Recorded information.
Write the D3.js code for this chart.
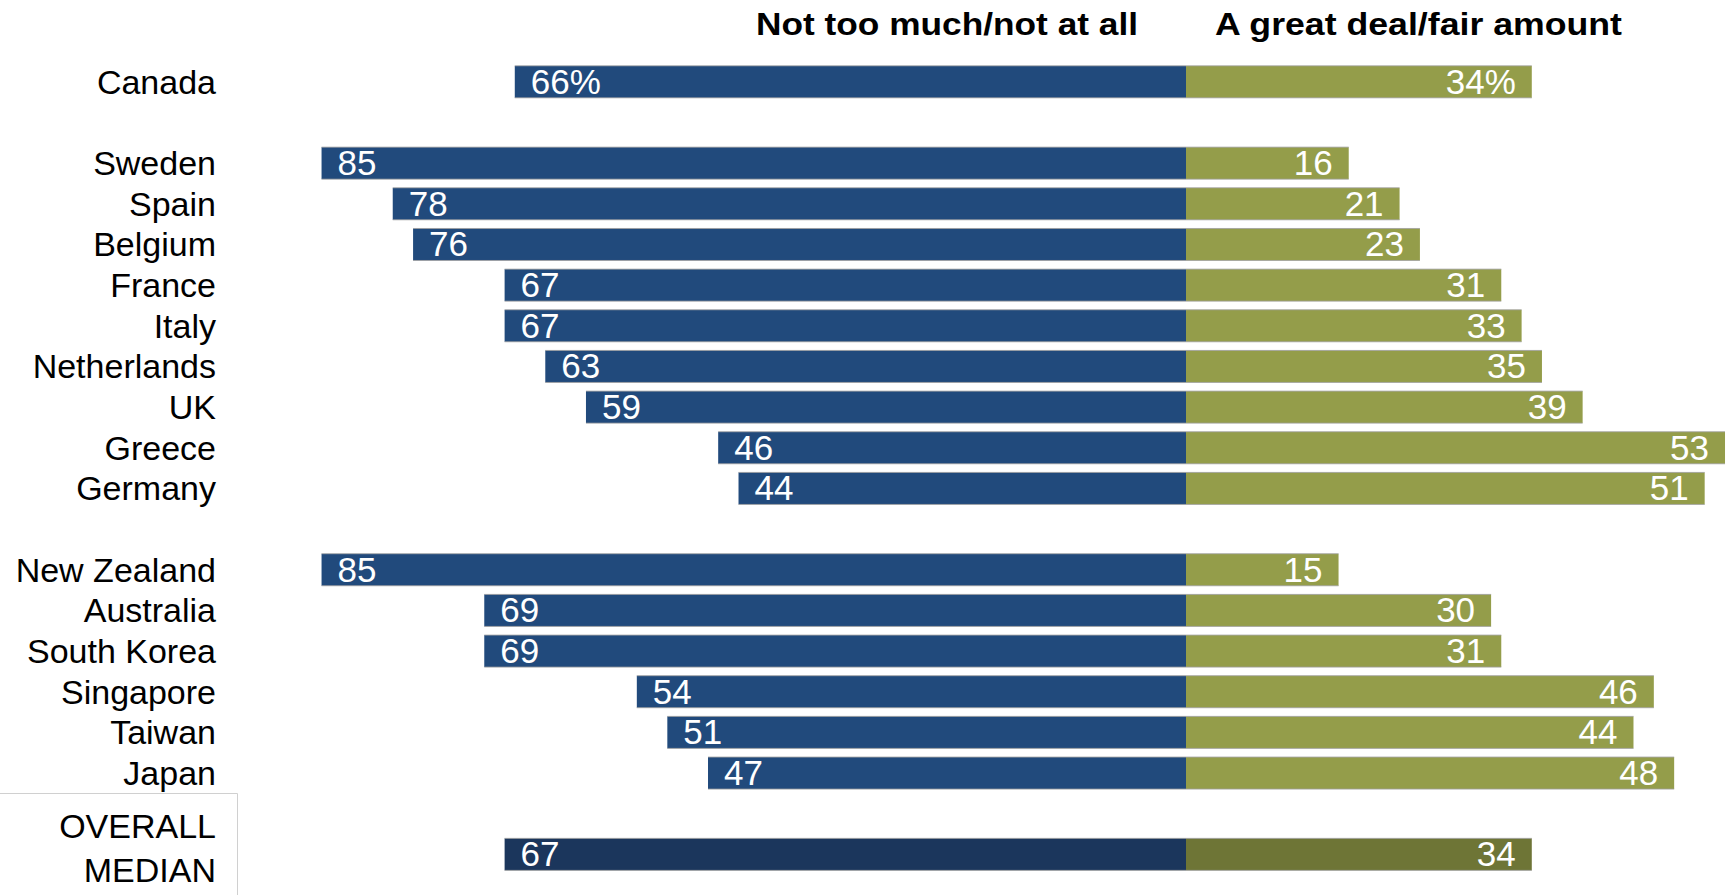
<!DOCTYPE html>
<html>
<head>
<meta charset="utf-8">
<script src="https://cdn.jsdelivr.net/npm/d3@7"></script>
<style>
  html, body { margin: 0; padding: 0; background: #fff; }
  svg { display: block; }
</style>
</head>
<body>
<svg id="chart" width="1733" height="895"></svg>
<script>
// ---- Data ----
const countries = ["Canada", "", "Sweden", "Spain", "Belgium", "France", "Italy", "Netherlands", "UK", "Greece", "Germany", " ", "New Zealand", "Australia", "South Korea", "Singapore", "Taiwan", "Japan", "  ", "OVERALL MEDIAN"];
const notMuch   = [66, null, 85, 78, 76, 67, 67, 63, 59, 46, 44, null, 85, 69, 69, 54, 51, 47, null, 67];
const greatDeal = [34, null, 16, 21, 23, 31, 33, 35, 39, 53, 51, null, 15, 30, 31, 46, 44, 48, null, 34];
const seriesLabels = ["Not too much/not at all", "A great deal/fair amount"];

const colors = { neg: "#214a7c", pos: "#949d4a", negMed: "#1b365c", posMed: "#6e7536" };

const svg = d3.select("#chart");
const zeroX = 1186;
const unit = 10.17;
const x = d3.scaleLinear().domain([-100, 100]).range([zeroX - 100 * unit, zeroX + 100 * unit]);
const y = d3.scaleBand().domain(countries).range([61.5, 61.5 + 40.66 * countries.length]).paddingInner(0.22).paddingOuter(0.11);

const rows = countries.map((c, i) => ({ c, i, n: notMuch[i], g: greatDeal[i], med: c === "OVERALL MEDIAN" }))
  .filter(d => d.n !== null);

const bh = 32;
const yc = d => y(d.c) + y.bandwidth() / 2;

// Median box
svg.append("path")
  .attr("d", "M0,793.5 H237.5 V895")
  .attr("fill", "none").attr("stroke", "#d0d0d0").attr("stroke-width", 1);

const g = svg.append("g");
g.selectAll("rect.neg").data(rows).join("rect")
  .attr("x", d => x(-d.n)).attr("y", d => yc(d) - bh / 2)
  .attr("width", d => x(0) - x(-d.n)).attr("height", bh)
  .attr("fill", d => d.med ? colors.negMed : colors.neg);
g.selectAll("rect.pos").data(rows).join("rect")
  .attr("x", x(0)).attr("y", d => yc(d) - bh / 2)
  .attr("width", d => x(d.g) - x(0)).attr("height", bh)
  .attr("fill", d => d.med ? colors.posMed : colors.pos);
rows.forEach(d => {
  [yc(d) - bh / 2, yc(d) + bh / 2].forEach(yy => {
    g.append("line").attr("x1", x(-d.n)).attr("x2", x(d.g))
      .attr("y1", yy).attr("y2", yy).attr("stroke", "#a0a0a0").attr("stroke-width", 1).attr("opacity", 0.8);
  });
});

const valFont = "'Liberation Sans', Arial, sans-serif";
g.selectAll("text.nv").data(rows).join("text")
  .attr("x", d => x(-d.n) + 16).attr("y", d => yc(d) + 12)
  .attr("fill", "#fff").attr("font-family", valFont).attr("font-size", 35)
  .text(d => d.c === "Canada" ? d.n + "%" : d.n);
g.selectAll("text.gv").data(rows).join("text")
  .attr("x", d => x(d.g) - 16).attr("y", d => yc(d) + 12)
  .attr("text-anchor", "end")
  .attr("fill", "#fff").attr("font-family", valFont).attr("font-size", 35)
  .text(d => d.c === "Canada" ? d.g + "%" : d.g);

rows.filter(d => !d.med).forEach(d => {
  svg.append("text").attr("x", 216).attr("y", yc(d) + 12)
    .attr("text-anchor", "end").attr("font-family", valFont).attr("font-size", 34)
    .attr("fill", "#000").text(d.c);
});
svg.append("text").attr("x", 216).attr("y", 838).attr("text-anchor", "end")
  .attr("font-family", valFont).attr("font-size", 34).text("OVERALL");
svg.append("text").attr("x", 216).attr("y", 882).attr("text-anchor", "end")
  .attr("font-family", valFont).attr("font-size", 34).text("MEDIAN");

svg.append("text").attr("x", 1138).attr("y", 35).attr("text-anchor", "end")
  .attr("font-family", valFont).attr("font-weight", "bold").attr("font-size", 32)
  .attr("textLength", 382).attr("lengthAdjust", "spacingAndGlyphs")
  .text(seriesLabels[0]);
svg.append("text").attr("x", 1215).attr("y", 35)
  .attr("font-family", valFont).attr("font-weight", "bold").attr("font-size", 32)
  .attr("textLength", 407).attr("lengthAdjust", "spacingAndGlyphs")
  .text(seriesLabels[1]);
</script>
</body>
</html>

Set exercise. Return to the listing above and set it down exactly, leaving out its pictures.

Correct answer.
Write the D3.js code for this chart.
<!DOCTYPE html>
<html>
<head>
<meta charset="utf-8">
<script src="https://cdn.jsdelivr.net/npm/d3@7"></script>
<style>
  html, body { margin: 0; padding: 0; background: #fff; }
  svg { display: block; }
</style>
</head>
<body>
<svg id="chart" width="1733" height="895"></svg>
<script>
// ---- Data ----
const countries = ["Canada", "", "Sweden", "Spain", "Belgium", "France", "Italy", "Netherlands", "UK", "Greece", "Germany", " ", "New Zealand", "Australia", "South Korea", "Singapore", "Taiwan", "Japan", "  ", "OVERALL MEDIAN"];
const notMuch   = [66, null, 85, 78, 76, 67, 67, 63, 59, 46, 44, null, 85, 69, 69, 54, 51, 47, null, 67];
const greatDeal = [34, null, 16, 21, 23, 31, 33, 35, 39, 53, 51, null, 15, 30, 31, 46, 44, 48, null, 34];
const seriesLabels = ["Not too much/not at all", "A great deal/fair amount"];

const colors = { neg: "#214a7c", pos: "#949d4a", negMed: "#1b365c", posMed: "#6e7536" };

const svg = d3.select("#chart");
const zeroX = 1186;
const unit = 10.17;
const x = d3.scaleLinear().domain([-100, 100]).range([zeroX - 100 * unit, zeroX + 100 * unit]);
const y = d3.scaleBand().domain(countries).range([61.5, 61.5 + 40.66 * countries.length]).paddingInner(0.22).paddingOuter(0.11);

const rows = countries.map((c, i) => ({ c, i, n: notMuch[i], g: greatDeal[i], med: c === "OVERALL MEDIAN" }))
  .filter(d => d.n !== null);

const bh = 32;
const yc = d => y(d.c) + y.bandwidth() / 2;

// Median box
svg.append("path")
  .attr("d", "M0,793.5 H237.5 V895")
  .attr("fill", "none").attr("stroke", "#d0d0d0").attr("stroke-width", 1);

const g = svg.append("g");
g.selectAll("rect.neg").data(rows).join("rect")
  .attr("x", d => x(-d.n)).attr("y", d => yc(d) - bh / 2)
  .attr("width", d => x(0) - x(-d.n)).attr("height", bh)
  .attr("fill", d => d.med ? colors.negMed : colors.neg);
g.selectAll("rect.pos").data(rows).join("rect")
  .attr("x", x(0)).attr("y", d => yc(d) - bh / 2)
  .attr("width", d => x(d.g) - x(0)).attr("height", bh)
  .attr("fill", d => d.med ? colors.posMed : colors.pos);
rows.forEach(d => {
  [yc(d) - bh / 2, yc(d) + bh / 2].forEach(yy => {
    g.append("line").attr("x1", x(-d.n)).attr("x2", x(d.g))
      .attr("y1", yy).attr("y2", yy).attr("stroke", "#a0a0a0").attr("stroke-width", 1).attr("opacity", 0.8);
  });
});

const valFont = "'Liberation Sans', Arial, sans-serif";
g.selectAll("text.nv").data(rows).join("text")
  .attr("x", d => x(-d.n) + 16).attr("y", d => yc(d) + 12)
  .attr("fill", "#fff").attr("font-family", valFont).attr("font-size", 35)
  .text(d => d.c === "Canada" ? d.n + "%" : d.n);
g.selectAll("text.gv").data(rows).join("text")
  .attr("x", d => x(d.g) - 16).attr("y", d => yc(d) + 12)
  .attr("text-anchor", "end")
  .attr("fill", "#fff").attr("font-family", valFont).attr("font-size", 35)
  .text(d => d.c === "Canada" ? d.g + "%" : d.g);

rows.filter(d => !d.med).forEach(d => {
  svg.append("text").attr("x", 216).attr("y", yc(d) + 12)
    .attr("text-anchor", "end").attr("font-family", valFont).attr("font-size", 34)
    .attr("fill", "#000").text(d.c);
});
svg.append("text").attr("x", 216).attr("y", 838).attr("text-anchor", "end")
  .attr("font-family", valFont).attr("font-size", 34).text("OVERALL");
svg.append("text").attr("x", 216).attr("y", 882).attr("text-anchor", "end")
  .attr("font-family", valFont).attr("font-size", 34).text("MEDIAN");

svg.append("text").attr("x", 1138).attr("y", 35).attr("text-anchor", "end")
  .attr("font-family", valFont).attr("font-weight", "bold").attr("font-size", 32)
  .attr("textLength", 382).attr("lengthAdjust", "spacingAndGlyphs")
  .text(seriesLabels[0]);
svg.append("text").attr("x", 1215).attr("y", 35)
  .attr("font-family", valFont).attr("font-weight", "bold").attr("font-size", 32)
  .attr("textLength", 407).attr("lengthAdjust", "spacingAndGlyphs")
  .text(seriesLabels[1]);
</script>
</body>
</html>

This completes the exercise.